Living here requires a specific kind of wardrobe strategy.

  1. The Layered Approach: You can't trust the morning temperature to last until lunch.
  2. The "Check the Wind" Rule: A 40°F day with a 15 mph wind from the northwest (like we'll see Friday) feels significantly different than a calm 40°F day.
  3. The Humidity Factor: When the humidity climbs toward 70%—which it’s expected to do by next Friday, January 23—the cold feels "wetter" and sharper.

Historically, January 29 is the coldest day of the year for us, with average lows right around 30°F. We are right in the thick of it now.
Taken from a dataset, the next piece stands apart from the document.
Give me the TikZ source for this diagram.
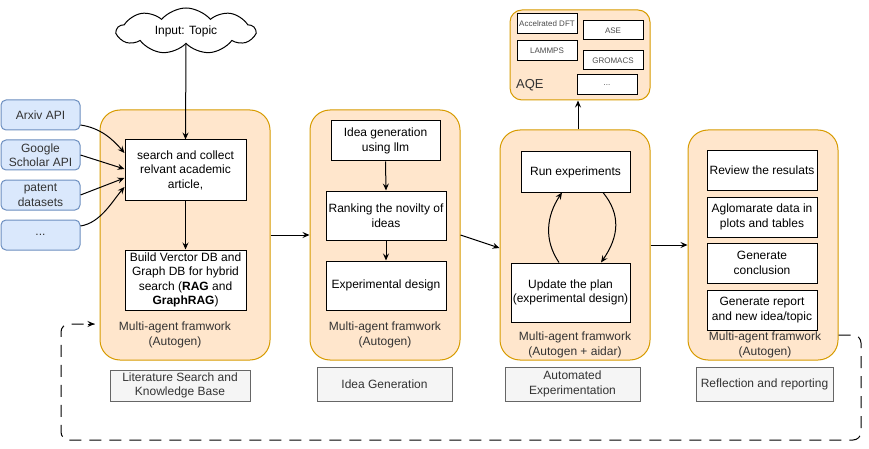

While January 2024 was actually one of the wettest on record for central NC (Greensboro had its 5th-wettest January ever), 2026 is shaping up to be a bit more of a rollercoaster in terms of temperature swings rather than just constant rain.

Actionable steps for the week ahead

Stop checking the "daily high" and start looking at the "hourly wind chill."

Prepare for the 21°F low on Thursday night by dripping your faucets if you live in an older home with exposed pipes—Alamance County has plenty of those. Also, keep an eye on that Saturday forecast. Even though the chance of precipitation is only 35%, that rain-to-snow transition often happens right during the morning commute time.

Download a local radar app that covers the Raleigh-Durham area, as they provide the most accurate look at the moisture moving toward Burlington. Check your tire pressure too; these 20-degree temperature swings will trigger your TPMS light faster than you can find a gas station with a working air pump.